(Code that draws figures)
——
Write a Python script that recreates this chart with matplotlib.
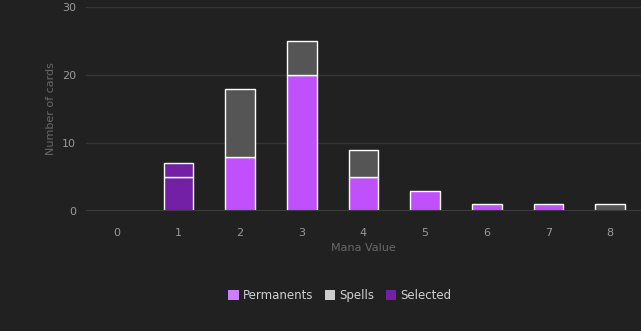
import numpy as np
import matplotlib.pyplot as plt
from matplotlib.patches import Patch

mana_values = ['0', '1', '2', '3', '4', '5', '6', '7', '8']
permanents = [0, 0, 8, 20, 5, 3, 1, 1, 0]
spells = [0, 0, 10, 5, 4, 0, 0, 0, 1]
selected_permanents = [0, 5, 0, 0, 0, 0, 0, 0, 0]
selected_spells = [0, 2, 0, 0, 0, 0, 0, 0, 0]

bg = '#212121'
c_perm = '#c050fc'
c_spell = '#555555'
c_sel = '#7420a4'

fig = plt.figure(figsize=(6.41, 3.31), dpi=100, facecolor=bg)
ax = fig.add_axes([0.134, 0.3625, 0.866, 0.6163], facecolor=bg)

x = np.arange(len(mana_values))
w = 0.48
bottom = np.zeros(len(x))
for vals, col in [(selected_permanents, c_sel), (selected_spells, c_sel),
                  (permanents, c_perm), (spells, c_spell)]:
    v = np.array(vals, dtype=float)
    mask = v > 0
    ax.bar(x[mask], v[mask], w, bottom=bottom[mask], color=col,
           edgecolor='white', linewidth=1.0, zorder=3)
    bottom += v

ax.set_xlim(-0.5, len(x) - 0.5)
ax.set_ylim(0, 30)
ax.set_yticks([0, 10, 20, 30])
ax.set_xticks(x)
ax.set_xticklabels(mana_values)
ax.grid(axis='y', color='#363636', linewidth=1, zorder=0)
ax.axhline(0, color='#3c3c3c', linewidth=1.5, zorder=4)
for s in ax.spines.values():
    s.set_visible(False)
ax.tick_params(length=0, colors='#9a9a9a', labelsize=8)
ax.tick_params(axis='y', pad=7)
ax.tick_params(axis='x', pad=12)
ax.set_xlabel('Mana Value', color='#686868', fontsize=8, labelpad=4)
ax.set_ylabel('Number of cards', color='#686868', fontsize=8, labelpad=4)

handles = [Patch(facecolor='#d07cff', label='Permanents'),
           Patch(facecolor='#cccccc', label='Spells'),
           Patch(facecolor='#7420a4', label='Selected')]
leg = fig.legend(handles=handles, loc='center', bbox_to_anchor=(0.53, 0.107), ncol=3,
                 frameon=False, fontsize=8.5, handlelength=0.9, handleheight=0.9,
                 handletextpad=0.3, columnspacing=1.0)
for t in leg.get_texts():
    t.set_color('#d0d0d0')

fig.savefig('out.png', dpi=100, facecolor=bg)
——
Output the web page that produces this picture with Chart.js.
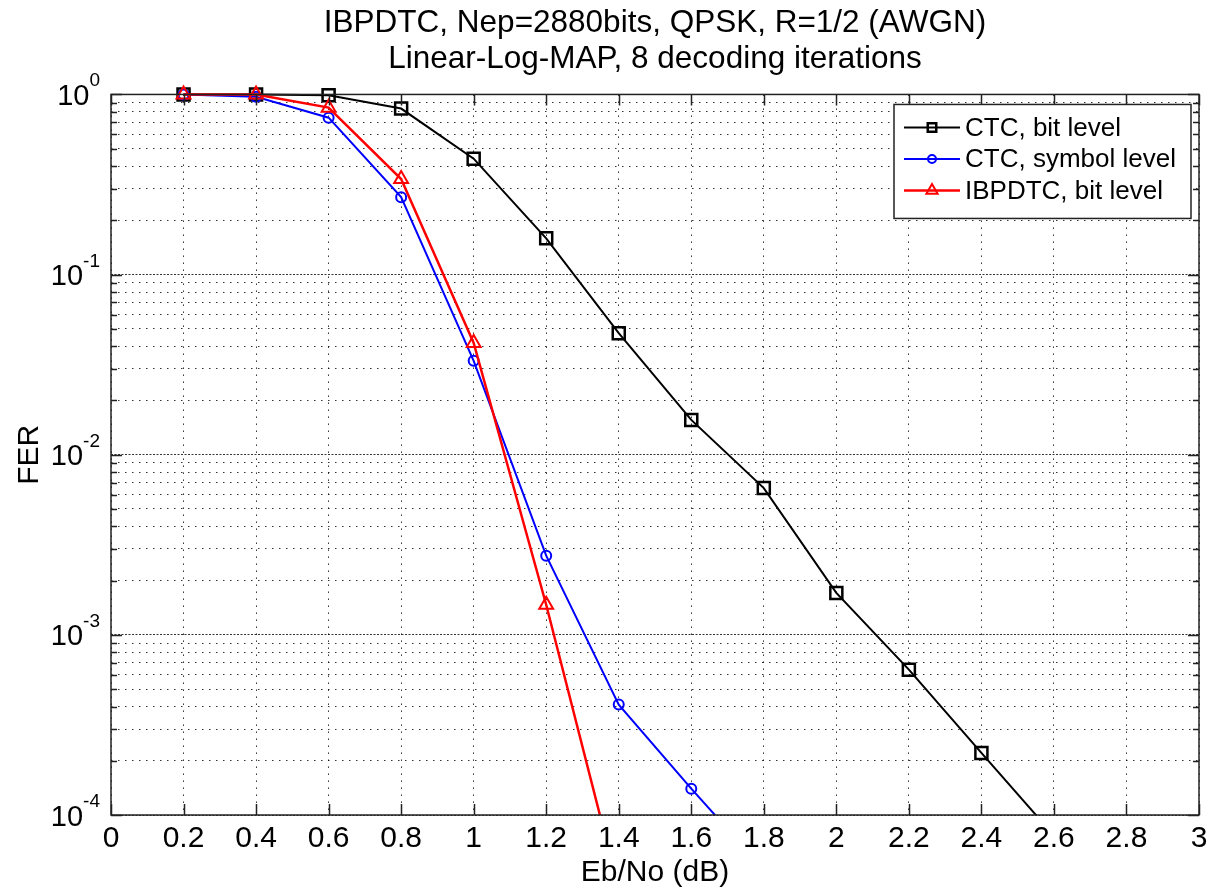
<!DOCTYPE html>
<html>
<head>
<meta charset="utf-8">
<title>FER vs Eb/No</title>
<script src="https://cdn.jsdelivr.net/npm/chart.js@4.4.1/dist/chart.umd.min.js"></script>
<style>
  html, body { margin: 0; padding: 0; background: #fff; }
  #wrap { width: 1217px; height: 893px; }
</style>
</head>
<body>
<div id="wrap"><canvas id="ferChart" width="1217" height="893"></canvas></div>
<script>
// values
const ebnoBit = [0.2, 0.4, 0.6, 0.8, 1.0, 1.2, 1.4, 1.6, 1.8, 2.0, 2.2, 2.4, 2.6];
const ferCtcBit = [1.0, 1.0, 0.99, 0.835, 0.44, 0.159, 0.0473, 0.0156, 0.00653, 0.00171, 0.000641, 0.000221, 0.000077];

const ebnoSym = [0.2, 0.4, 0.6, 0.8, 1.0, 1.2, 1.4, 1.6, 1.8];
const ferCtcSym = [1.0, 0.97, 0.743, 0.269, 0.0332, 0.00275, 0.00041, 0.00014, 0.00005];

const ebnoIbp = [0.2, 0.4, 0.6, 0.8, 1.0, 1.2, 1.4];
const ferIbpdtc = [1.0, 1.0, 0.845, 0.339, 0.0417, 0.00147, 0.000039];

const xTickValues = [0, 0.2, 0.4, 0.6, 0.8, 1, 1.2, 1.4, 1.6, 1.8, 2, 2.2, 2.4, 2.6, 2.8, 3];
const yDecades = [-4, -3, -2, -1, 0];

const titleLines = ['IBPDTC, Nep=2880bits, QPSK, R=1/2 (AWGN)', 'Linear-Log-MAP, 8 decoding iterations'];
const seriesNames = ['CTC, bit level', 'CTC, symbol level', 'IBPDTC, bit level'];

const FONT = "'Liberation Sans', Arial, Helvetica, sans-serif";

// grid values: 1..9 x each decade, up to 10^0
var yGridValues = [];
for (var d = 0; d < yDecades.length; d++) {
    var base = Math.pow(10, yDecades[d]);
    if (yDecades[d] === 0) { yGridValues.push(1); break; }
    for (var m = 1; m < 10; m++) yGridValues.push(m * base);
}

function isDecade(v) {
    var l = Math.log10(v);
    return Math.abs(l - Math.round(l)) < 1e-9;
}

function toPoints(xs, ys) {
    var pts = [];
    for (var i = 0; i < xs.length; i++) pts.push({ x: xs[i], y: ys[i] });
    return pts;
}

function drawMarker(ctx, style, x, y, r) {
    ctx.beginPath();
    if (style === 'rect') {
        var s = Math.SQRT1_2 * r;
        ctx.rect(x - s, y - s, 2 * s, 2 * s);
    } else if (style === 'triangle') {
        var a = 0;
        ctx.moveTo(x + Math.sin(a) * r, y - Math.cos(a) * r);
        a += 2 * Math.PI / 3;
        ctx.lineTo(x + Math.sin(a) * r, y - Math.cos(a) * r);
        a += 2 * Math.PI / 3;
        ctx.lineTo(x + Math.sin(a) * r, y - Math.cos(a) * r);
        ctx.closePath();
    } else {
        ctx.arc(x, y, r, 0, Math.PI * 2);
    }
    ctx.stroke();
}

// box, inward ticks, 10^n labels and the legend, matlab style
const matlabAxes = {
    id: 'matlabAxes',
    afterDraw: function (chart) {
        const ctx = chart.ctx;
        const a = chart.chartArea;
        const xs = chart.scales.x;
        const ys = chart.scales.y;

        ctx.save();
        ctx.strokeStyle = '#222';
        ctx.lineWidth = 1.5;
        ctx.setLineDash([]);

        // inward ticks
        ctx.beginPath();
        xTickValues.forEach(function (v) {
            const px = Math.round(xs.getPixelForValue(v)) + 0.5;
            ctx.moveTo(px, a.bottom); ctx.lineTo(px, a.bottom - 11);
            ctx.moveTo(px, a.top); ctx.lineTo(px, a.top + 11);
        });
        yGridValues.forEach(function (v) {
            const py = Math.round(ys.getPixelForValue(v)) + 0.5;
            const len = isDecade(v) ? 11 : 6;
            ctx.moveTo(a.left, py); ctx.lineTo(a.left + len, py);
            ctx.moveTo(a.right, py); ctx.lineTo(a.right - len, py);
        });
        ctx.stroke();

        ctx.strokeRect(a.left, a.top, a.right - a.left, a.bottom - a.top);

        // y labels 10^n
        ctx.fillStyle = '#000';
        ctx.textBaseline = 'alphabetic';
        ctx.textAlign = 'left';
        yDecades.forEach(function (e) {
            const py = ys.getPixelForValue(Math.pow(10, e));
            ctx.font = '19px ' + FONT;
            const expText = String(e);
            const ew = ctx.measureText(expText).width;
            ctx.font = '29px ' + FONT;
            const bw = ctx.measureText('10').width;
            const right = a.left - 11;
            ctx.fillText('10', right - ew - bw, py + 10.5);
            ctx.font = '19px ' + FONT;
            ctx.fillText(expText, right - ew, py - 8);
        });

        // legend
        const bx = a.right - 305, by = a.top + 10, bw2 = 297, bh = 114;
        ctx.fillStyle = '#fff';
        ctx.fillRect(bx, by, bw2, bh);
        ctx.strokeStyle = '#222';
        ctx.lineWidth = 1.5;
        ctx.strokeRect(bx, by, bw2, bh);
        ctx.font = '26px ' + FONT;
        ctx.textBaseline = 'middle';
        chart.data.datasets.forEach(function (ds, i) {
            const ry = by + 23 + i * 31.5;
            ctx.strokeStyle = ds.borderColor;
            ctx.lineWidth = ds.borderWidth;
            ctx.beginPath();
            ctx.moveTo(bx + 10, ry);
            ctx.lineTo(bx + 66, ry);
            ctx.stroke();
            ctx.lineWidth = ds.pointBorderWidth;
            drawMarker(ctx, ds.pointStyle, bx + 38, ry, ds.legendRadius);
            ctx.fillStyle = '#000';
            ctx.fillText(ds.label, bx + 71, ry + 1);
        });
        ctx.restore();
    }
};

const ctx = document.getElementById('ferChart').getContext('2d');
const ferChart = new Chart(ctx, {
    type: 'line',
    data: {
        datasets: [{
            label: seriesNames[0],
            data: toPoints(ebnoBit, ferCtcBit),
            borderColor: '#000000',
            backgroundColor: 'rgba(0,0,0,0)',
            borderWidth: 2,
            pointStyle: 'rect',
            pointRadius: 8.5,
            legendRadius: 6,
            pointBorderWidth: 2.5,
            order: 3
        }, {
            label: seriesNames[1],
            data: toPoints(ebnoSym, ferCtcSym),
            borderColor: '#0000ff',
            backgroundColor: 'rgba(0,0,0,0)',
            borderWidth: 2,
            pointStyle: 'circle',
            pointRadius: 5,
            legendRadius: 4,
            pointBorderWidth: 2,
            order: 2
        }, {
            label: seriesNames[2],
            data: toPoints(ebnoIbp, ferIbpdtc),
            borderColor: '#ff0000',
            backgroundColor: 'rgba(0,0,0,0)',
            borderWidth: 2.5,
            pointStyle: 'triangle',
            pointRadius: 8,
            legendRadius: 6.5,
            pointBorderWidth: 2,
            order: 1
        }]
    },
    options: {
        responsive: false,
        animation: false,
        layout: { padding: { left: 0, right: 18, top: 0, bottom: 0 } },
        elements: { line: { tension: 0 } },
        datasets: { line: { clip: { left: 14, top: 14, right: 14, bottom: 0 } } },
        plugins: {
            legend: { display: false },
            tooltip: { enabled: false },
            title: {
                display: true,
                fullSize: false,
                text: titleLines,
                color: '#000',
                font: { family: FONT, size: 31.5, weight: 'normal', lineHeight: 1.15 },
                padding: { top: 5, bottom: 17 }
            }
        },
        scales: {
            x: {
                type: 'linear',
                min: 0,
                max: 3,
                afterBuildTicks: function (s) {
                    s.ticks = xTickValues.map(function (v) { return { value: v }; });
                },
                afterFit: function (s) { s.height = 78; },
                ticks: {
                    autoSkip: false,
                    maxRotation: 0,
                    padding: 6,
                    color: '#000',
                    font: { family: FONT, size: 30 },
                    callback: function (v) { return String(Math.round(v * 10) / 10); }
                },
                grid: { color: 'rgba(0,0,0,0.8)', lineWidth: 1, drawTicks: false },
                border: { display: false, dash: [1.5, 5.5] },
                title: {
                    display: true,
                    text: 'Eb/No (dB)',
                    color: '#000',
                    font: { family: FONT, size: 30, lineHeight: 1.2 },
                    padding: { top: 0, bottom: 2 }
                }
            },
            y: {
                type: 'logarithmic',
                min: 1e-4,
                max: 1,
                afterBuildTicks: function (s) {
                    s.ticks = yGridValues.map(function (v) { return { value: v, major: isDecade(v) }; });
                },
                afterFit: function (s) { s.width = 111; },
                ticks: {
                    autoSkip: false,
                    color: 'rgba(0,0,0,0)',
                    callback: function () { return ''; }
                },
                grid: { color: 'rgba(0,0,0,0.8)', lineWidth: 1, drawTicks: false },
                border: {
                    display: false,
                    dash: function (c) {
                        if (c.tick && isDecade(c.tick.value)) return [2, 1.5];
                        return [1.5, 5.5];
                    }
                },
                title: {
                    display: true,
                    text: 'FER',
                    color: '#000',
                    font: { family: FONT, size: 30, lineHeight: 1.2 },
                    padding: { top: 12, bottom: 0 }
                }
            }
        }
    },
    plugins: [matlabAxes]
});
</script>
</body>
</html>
——
### SHORT EXERCISE
Print the line above containing "Write a Python", the line containing "from matplotlib.patches import Patch", and everything between them, exactly as written. Pictures stay out.

### REPLY TO THE EXERCISE
Write a Python script that recreates this chart with matplotlib.
import numpy as np
import matplotlib.pyplot as plt
from matplotlib.patches import Patch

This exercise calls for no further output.